Lead ship of the Malaysian Maharaja Lela-class frigates

KD Maharaja Lela is the lead ship of Maharaja Lela-class frigate built locally by Boustead Heavy Industries Corporation (BHIC), and later Lumut Naval Shipyard, based on enlarged version of Naval Group's Gowind-class design. She is named after Maharaja Lela, in honour of the Perak chieftain and British colonialism resistance leader, Dato Maharaja Lela.

==Development==
Under a contract valued of RM9 billion, BHIC was contracted to build a total of six class of this ship for RMN. Each of the ships are equipped with warfare capabilities for electronic, air, surface and underwater threats, integrated with state-of-the-art systems.
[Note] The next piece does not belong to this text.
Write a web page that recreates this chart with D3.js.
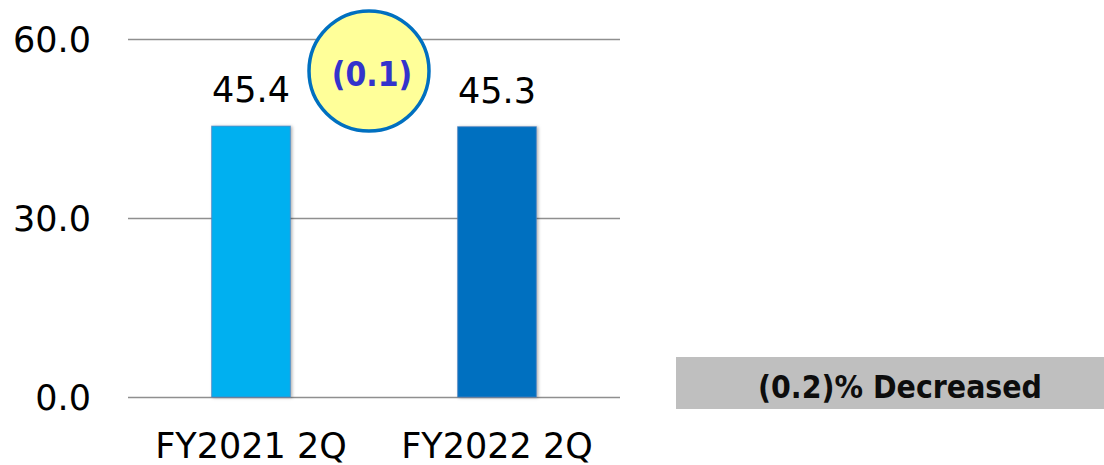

The ship's construction was started on 3 December 2014 with the first steel cut at the IHC Metalix facility in Kinderdijk, Netherlands. The materials were then shipped to Malaysia. Another steel cutting ceremony took place on 12 June 2015 at the then-BHIC Shipyard in Lumut, Perak. The ship was laid down on 8 March 2016.

The frigate was officially named as KD Maharaja Lela and was launched on 24 August 2017 by Queen of Perak, Tuanku Zara Salim, witnessed by Sultan of Perak Sultan Nazrin Muizzuddin Shah at the BHIC Shipyard in Lumut, Perak. Maharaja Lela sailed underway on her own power for the first time on 28 January 2026 during her sea trials.